- **Description of the task**
Look for the line containing "Rebuild this chart" and the line containing "['-0,4', '-0,2', '0', '0,2', '0,4', '0,6', '0,8'];"; retype them and all lines between, exactly, and leave out the pictures.

Begin Supplied data

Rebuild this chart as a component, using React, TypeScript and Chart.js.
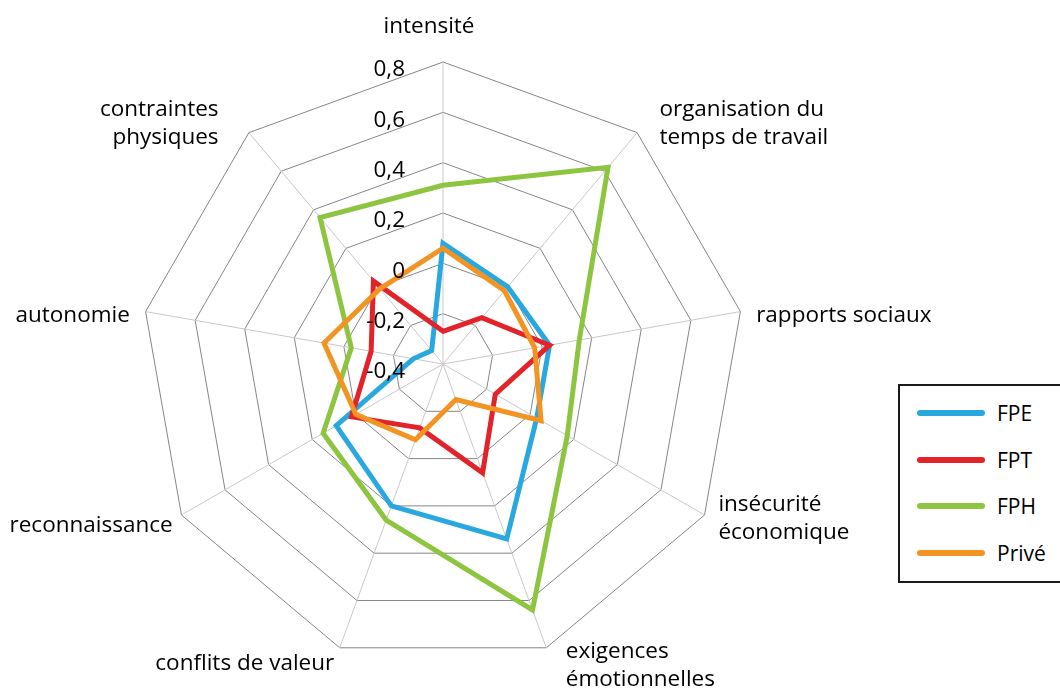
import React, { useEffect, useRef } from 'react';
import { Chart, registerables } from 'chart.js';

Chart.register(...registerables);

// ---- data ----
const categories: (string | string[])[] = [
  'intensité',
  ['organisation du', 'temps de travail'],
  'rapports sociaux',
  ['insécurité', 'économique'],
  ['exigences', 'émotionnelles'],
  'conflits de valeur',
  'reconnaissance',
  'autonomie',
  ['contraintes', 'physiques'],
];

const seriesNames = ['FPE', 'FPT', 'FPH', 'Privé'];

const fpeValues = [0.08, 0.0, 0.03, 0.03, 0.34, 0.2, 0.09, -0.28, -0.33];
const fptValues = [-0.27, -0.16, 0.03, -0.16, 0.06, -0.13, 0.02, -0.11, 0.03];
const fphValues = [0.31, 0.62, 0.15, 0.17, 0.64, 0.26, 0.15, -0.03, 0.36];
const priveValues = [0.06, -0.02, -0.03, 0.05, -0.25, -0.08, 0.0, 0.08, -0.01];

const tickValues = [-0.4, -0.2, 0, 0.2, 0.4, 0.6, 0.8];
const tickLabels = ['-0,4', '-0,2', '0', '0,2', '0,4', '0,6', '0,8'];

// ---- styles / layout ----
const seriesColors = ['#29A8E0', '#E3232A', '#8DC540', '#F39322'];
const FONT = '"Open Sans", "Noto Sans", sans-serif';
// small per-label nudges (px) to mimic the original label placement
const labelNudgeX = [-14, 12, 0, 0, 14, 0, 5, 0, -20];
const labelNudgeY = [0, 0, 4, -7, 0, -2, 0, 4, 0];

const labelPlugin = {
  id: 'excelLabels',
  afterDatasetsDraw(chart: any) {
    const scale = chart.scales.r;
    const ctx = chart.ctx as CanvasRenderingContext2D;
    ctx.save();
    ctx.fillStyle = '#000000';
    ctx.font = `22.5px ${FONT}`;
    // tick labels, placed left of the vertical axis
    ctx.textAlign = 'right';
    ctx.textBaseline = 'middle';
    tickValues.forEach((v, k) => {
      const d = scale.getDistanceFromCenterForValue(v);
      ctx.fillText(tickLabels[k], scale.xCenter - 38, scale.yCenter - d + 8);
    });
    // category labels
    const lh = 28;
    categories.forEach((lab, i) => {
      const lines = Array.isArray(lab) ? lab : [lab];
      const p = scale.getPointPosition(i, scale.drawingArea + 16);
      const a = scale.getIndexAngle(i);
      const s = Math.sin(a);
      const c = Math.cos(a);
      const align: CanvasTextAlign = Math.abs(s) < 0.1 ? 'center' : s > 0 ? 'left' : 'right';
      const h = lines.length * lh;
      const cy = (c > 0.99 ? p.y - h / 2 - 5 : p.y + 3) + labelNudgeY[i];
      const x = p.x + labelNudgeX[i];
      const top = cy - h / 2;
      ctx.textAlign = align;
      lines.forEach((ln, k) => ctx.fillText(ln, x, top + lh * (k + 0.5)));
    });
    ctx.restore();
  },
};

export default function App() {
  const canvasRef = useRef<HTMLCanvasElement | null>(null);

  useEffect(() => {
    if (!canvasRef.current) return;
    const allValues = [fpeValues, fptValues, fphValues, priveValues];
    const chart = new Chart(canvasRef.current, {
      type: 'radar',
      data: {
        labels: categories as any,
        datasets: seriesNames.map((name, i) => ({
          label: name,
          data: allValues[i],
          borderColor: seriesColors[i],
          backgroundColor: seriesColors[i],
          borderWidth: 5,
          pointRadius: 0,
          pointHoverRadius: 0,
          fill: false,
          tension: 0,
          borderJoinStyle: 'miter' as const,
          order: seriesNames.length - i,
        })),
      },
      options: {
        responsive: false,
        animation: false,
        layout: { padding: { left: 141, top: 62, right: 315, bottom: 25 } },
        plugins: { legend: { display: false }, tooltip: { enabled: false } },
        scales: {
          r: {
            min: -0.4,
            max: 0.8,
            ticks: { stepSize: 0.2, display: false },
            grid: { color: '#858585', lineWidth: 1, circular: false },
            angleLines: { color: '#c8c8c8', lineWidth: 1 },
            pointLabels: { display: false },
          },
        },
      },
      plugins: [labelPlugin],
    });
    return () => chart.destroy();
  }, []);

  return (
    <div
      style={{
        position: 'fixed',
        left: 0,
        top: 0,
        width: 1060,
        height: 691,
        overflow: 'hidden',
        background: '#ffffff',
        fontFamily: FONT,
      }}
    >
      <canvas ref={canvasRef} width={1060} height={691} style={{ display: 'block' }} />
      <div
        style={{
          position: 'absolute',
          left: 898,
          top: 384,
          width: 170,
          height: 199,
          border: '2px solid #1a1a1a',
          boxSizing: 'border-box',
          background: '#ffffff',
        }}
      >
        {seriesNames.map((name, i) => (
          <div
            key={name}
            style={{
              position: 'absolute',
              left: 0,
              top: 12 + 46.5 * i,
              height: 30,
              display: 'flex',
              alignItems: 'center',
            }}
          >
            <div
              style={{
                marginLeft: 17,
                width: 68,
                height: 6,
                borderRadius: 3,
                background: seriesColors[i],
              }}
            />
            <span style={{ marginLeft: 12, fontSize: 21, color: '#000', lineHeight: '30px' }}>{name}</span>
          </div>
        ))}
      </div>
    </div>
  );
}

End Supplied data
Begin Supplied data

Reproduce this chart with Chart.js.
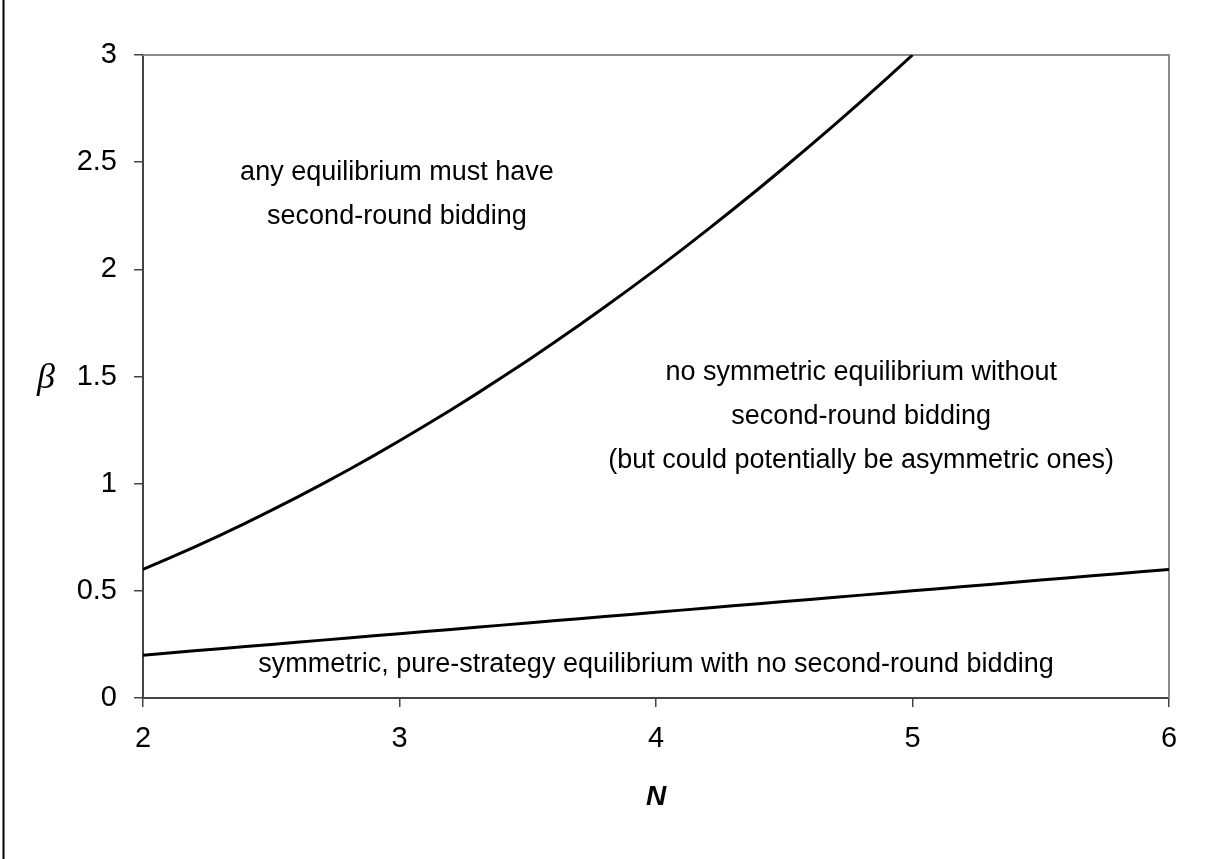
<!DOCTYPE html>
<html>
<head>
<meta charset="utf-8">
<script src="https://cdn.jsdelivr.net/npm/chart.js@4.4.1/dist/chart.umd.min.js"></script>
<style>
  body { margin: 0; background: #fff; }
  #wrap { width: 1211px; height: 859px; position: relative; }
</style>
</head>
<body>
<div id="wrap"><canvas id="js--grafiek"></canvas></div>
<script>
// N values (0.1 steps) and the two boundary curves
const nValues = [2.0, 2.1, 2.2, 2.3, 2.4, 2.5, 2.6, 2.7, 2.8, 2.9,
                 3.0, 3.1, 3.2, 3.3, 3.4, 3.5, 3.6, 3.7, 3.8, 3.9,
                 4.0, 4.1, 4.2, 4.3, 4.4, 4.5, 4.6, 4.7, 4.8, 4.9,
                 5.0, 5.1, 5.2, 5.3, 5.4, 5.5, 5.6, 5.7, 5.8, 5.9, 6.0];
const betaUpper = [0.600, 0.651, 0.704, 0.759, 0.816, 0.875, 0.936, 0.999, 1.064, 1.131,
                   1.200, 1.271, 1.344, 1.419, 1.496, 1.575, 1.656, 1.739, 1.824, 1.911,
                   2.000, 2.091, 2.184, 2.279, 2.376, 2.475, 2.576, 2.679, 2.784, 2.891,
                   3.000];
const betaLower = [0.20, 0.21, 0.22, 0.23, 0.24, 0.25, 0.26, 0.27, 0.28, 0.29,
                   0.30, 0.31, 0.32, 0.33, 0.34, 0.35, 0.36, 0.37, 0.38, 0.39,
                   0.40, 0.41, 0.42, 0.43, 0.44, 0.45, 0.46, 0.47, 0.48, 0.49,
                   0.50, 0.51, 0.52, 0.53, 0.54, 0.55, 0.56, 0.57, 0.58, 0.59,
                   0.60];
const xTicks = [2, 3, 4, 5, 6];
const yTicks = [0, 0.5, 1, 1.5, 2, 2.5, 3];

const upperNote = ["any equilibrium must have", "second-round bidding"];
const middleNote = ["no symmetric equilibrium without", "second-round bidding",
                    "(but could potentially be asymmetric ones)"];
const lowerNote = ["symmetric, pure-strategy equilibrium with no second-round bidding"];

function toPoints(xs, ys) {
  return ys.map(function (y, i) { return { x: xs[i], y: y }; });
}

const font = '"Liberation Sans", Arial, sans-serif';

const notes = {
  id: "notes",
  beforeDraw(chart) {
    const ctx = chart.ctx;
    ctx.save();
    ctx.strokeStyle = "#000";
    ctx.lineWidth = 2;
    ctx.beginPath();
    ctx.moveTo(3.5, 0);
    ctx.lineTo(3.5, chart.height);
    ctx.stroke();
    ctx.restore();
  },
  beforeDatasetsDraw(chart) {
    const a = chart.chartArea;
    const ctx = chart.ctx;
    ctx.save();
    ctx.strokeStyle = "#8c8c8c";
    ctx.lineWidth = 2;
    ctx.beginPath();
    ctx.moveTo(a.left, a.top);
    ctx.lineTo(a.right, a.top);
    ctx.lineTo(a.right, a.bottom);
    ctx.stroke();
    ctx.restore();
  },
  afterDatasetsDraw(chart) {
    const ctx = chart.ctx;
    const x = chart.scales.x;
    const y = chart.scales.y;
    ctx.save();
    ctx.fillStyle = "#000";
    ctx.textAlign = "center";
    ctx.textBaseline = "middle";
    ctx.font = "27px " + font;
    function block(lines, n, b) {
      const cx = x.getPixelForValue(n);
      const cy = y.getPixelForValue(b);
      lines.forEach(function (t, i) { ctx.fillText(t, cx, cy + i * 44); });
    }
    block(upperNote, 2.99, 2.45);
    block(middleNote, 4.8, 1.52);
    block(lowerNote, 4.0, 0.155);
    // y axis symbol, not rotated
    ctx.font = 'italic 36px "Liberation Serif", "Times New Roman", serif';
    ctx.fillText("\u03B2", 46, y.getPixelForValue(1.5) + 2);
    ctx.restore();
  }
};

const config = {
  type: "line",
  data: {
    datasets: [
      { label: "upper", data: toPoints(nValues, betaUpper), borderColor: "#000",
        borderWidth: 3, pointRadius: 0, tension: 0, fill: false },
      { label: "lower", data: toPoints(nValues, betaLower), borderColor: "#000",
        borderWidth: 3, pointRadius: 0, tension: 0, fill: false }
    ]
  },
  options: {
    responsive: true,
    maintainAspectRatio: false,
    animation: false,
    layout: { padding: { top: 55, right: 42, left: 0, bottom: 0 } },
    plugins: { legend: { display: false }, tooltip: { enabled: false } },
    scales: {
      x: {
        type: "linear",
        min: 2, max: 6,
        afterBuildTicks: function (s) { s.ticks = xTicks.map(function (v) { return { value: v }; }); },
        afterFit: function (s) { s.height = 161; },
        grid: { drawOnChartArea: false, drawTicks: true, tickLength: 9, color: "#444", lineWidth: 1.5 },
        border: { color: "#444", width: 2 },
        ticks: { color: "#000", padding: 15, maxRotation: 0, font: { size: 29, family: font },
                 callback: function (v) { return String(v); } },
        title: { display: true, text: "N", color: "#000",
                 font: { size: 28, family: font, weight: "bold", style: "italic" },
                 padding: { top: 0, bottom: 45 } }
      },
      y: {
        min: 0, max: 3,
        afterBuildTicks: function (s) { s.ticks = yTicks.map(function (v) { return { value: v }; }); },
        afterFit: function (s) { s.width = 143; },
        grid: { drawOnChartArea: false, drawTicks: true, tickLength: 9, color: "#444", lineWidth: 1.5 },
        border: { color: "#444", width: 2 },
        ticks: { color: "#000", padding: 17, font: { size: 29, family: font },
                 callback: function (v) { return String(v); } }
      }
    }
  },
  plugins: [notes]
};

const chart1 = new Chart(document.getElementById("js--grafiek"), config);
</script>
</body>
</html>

End Supplied data

- **Solution for this exercise**
Rebuild this chart as a component, using React, TypeScript and Chart.js.
import React, { useEffect, useRef } from 'react';
import { Chart, registerables } from 'chart.js';

Chart.register(...registerables);

// ---- data ----
const categories: (string | string[])[] = [
  'intensité',
  ['organisation du', 'temps de travail'],
  'rapports sociaux',
  ['insécurité', 'économique'],
  ['exigences', 'émotionnelles'],
  'conflits de valeur',
  'reconnaissance',
  'autonomie',
  ['contraintes', 'physiques'],
];

const seriesNames = ['FPE', 'FPT', 'FPH', 'Privé'];

const fpeValues = [0.08, 0.0, 0.03, 0.03, 0.34, 0.2, 0.09, -0.28, -0.33];
const fptValues = [-0.27, -0.16, 0.03, -0.16, 0.06, -0.13, 0.02, -0.11, 0.03];
const fphValues = [0.31, 0.62, 0.15, 0.17, 0.64, 0.26, 0.15, -0.03, 0.36];
const priveValues = [0.06, -0.02, -0.03, 0.05, -0.25, -0.08, 0.0, 0.08, -0.01];

const tickValues = [-0.4, -0.2, 0, 0.2, 0.4, 0.6, 0.8];
const tickLabels = ['-0,4', '-0,2', '0', '0,2', '0,4', '0,6', '0,8'];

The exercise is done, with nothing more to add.